Stated goal: Write out the opening lines of the data word for word, up to and including the line with "autre = [1.56, 1.10]", and leave every picture and every later line out.
— Begin Stored data —
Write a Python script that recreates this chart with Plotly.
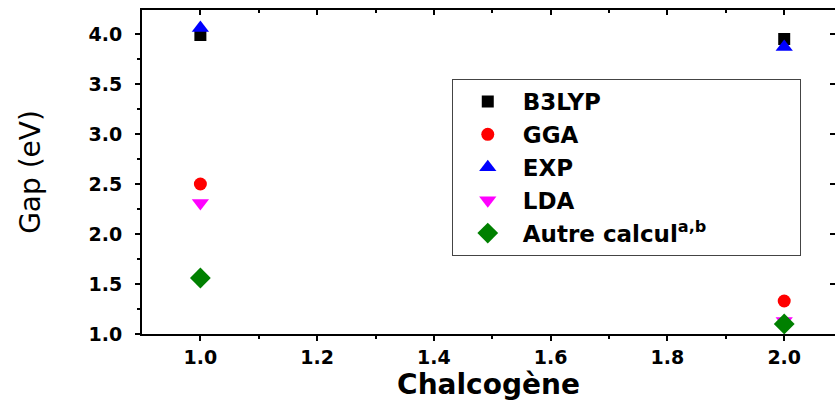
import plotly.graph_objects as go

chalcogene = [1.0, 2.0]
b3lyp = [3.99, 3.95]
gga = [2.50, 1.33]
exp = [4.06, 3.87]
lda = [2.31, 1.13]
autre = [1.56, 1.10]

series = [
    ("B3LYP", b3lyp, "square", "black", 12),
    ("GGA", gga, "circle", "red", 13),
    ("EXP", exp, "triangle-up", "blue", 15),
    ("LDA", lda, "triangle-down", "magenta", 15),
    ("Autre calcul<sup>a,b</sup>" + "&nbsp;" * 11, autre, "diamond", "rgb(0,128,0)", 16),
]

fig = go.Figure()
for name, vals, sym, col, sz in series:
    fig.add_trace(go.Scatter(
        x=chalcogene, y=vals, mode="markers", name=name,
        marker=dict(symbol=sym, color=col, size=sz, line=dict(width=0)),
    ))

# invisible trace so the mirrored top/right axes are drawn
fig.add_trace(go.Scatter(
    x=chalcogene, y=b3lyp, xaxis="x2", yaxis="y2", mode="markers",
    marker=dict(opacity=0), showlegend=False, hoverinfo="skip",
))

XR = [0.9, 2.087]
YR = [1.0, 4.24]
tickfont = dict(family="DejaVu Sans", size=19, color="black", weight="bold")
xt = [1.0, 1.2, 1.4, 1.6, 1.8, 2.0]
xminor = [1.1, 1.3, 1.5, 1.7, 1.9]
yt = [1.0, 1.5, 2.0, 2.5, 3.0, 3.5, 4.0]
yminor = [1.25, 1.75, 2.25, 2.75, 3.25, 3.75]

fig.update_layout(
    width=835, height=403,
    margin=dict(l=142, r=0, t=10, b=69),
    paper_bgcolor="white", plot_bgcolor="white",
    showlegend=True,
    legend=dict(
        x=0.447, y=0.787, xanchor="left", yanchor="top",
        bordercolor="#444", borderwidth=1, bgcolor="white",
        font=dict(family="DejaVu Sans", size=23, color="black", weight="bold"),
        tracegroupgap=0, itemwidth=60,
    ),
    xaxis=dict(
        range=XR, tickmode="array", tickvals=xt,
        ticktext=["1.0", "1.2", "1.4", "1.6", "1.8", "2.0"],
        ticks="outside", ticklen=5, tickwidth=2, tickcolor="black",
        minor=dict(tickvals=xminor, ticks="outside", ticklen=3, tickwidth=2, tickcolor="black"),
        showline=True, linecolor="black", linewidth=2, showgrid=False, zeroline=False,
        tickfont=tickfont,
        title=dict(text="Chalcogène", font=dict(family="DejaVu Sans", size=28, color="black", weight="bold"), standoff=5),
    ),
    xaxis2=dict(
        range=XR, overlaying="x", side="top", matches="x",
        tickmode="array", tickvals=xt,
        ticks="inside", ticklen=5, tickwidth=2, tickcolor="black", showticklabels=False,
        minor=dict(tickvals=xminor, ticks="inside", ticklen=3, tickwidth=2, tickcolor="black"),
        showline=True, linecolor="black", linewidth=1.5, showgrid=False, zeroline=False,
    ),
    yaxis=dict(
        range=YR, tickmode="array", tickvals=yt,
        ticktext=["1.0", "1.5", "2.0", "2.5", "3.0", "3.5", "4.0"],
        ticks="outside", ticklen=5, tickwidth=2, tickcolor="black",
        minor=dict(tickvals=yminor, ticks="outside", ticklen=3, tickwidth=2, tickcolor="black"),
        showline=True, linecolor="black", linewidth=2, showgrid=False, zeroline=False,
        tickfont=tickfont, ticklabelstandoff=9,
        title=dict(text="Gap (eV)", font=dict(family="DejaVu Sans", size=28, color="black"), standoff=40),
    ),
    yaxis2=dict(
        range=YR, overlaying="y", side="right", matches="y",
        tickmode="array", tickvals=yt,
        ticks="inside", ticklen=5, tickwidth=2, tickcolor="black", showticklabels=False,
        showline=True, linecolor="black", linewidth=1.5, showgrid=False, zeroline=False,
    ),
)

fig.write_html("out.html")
— End Stored data —
The answer:
Write a Python script that recreates this chart with Plotly.
import plotly.graph_objects as go

chalcogene = [1.0, 2.0]
b3lyp = [3.99, 3.95]
gga = [2.50, 1.33]
exp = [4.06, 3.87]
lda = [2.31, 1.13]
autre = [1.56, 1.10]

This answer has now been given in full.